I love that you got sentimental about your toy shop closing down. We don’t even have a toy shop or a hardware shop in town-just the usual generic crap. I wonder if anyone will be sentimental about them closing down?? (cherring more like, I know I will be!)

  Chris Byers wrote @

It was so sad to see Leslie Brown’s close down. It was a magical place with every toy, game or model that a child could ever want. Toys-R-Us may be massive in comparison but where is the magic? The modern out of town shopping centres will never be able to create the same sort of atmosphere as shops like Leslie Brown’s. I wonder if the kids of today will look back on Toys-R-Us with the same fondness? I doubt it.

  bobfischer wrote @

Ha! No, the ‘For Sale’ sign wasn’t up permanently. It seemed that every eighteen months or so my parents would jut out their jawlines and declare it was ‘time to move on’. The house would then be placed on the market for six months before they decided that ‘it’s not the right time’ and they would be better off staying put for the time being. At one point their plan was to buy the house next door but one – I’ve no idea why!
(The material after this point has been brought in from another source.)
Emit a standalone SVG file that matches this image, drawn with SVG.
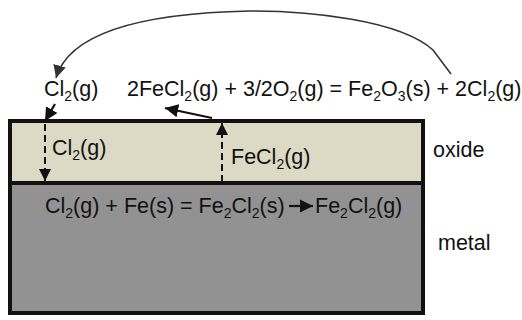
<svg xmlns="http://www.w3.org/2000/svg" width="522" height="320" viewBox="0 0 522 320">
<defs>
<style>
text{font-family:"Liberation Sans",Arial,sans-serif;font-size:21.5px;fill:#111}
.sub{font-size:14px}
.dash{stroke:#111;stroke-width:2;stroke-dasharray:7,4;fill:none}
.solid{stroke:#111;stroke-width:2.2;fill:none}
</style>
<marker id="ah" viewBox="0 0 10 10" refX="10" refY="5" markerWidth="6" markerHeight="6" orient="auto" markerUnits="strokeWidth"><path d="M0,0L10,5L0,10z" fill="#111"/></marker>
<marker id="ahg" viewBox="0 0 10 10" refX="10" refY="5" markerWidth="8" markerHeight="8" orient="auto" markerUnits="strokeWidth"><path d="M0,0L10,5L0,10z" fill="#333"/></marker>
</defs>
<g id="oxide">
<rect x="10" y="121" width="413" height="62" fill="#dcd9c4" stroke="#111" stroke-width="4"/>
</g>
<g id="metal">
<rect x="10" y="183" width="413" height="130" fill="#929292" stroke="#111" stroke-width="4"/>
</g>
<g id="labels">
<text x="433" y="157">oxide</text>
<text x="438" y="250">metal</text>
<text x="44" y="96">Cl<tspan class="sub" dy="5">2</tspan><tspan dy="-5">(g)</tspan></text>
<text x="127" y="96">2FeCl<tspan class="sub" dy="5">2</tspan><tspan dy="-5">(g) + 3/2O</tspan><tspan class="sub" dy="5">2</tspan><tspan dy="-5">(g) = Fe</tspan><tspan class="sub" dy="5">2</tspan><tspan dy="-5">O</tspan><tspan class="sub" dy="5">3</tspan><tspan dy="-5">(s) + 2Cl</tspan><tspan class="sub" dy="5">2</tspan><tspan dy="-5">(g)</tspan></text>
<text x="52" y="155">Cl<tspan class="sub" dy="5">2</tspan><tspan dy="-5">(g)</tspan></text>
<text x="231" y="164">FeCl<tspan class="sub" dy="5">2</tspan><tspan dy="-5">(g)</tspan></text>
<text x="45" y="213">Cl<tspan class="sub" dy="5">2</tspan><tspan dy="-5">(g) + Fe(s) = Fe</tspan><tspan class="sub" dy="5">2</tspan><tspan dy="-5">Cl</tspan><tspan class="sub" dy="5">2</tspan><tspan dy="-5">(s)</tspan></text>
<text x="315" y="213">Fe<tspan class="sub" dy="5">2</tspan><tspan dy="-5">Cl</tspan><tspan class="sub" dy="5">2</tspan><tspan dy="-5">(g)</tspan></text>
</g>
<g id="connectors">
<path d="M451,74 L433,50 C400,20 310,11 250,11 C150,13 70,30 56,78" stroke="#333" stroke-width="1.6" fill="none" marker-end="url(#ahg)"/>
<path class="solid" d="M55,104L45,121" marker-end="url(#ah)"/>
<path class="solid" d="M212,118L165,108" marker-end="url(#ah)"/>
<path class="dash" d="M45,124L45,181" marker-end="url(#ah)"/>
<path class="dash" d="M222,182L222,123" marker-end="url(#ah)"/>
<path class="solid" d="M289,206L313,206" marker-end="url(#ah)"/>
</g>
</svg>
This pattern repeated itself for almost 24 years. Not once did I ever genuinely think we would be actually moving house. I was four years old when we moved in, and they were still living there in 1999 when I moved out, aged 27.

Weirdly, I drive past the house nearly every day and it doesn’t bring any pang of nostalgia back to me at all. Really strange, considering I’m usually such a sentimental bugger. Maybe it would be different if I actually went inside.

And yeah, I think you’re both right… those old, family-run shops had a poky, musty magic that I don’t think the megastores in the out-of-town shopping arcades can ever hope to reproduce. They were so small, yet utterly packed full of the most amazing toys, and they were run with utter love. The Brown family (and the Parrish family in Middlesbrough, of Romer Parrish fame) had run their shops for generations. It was in their blood, and you could tell.

I don’t think today’s kids will feel any more sentimental towards Toys R Us than I feel about, say, the Presto supermarkets that I went in as a kid.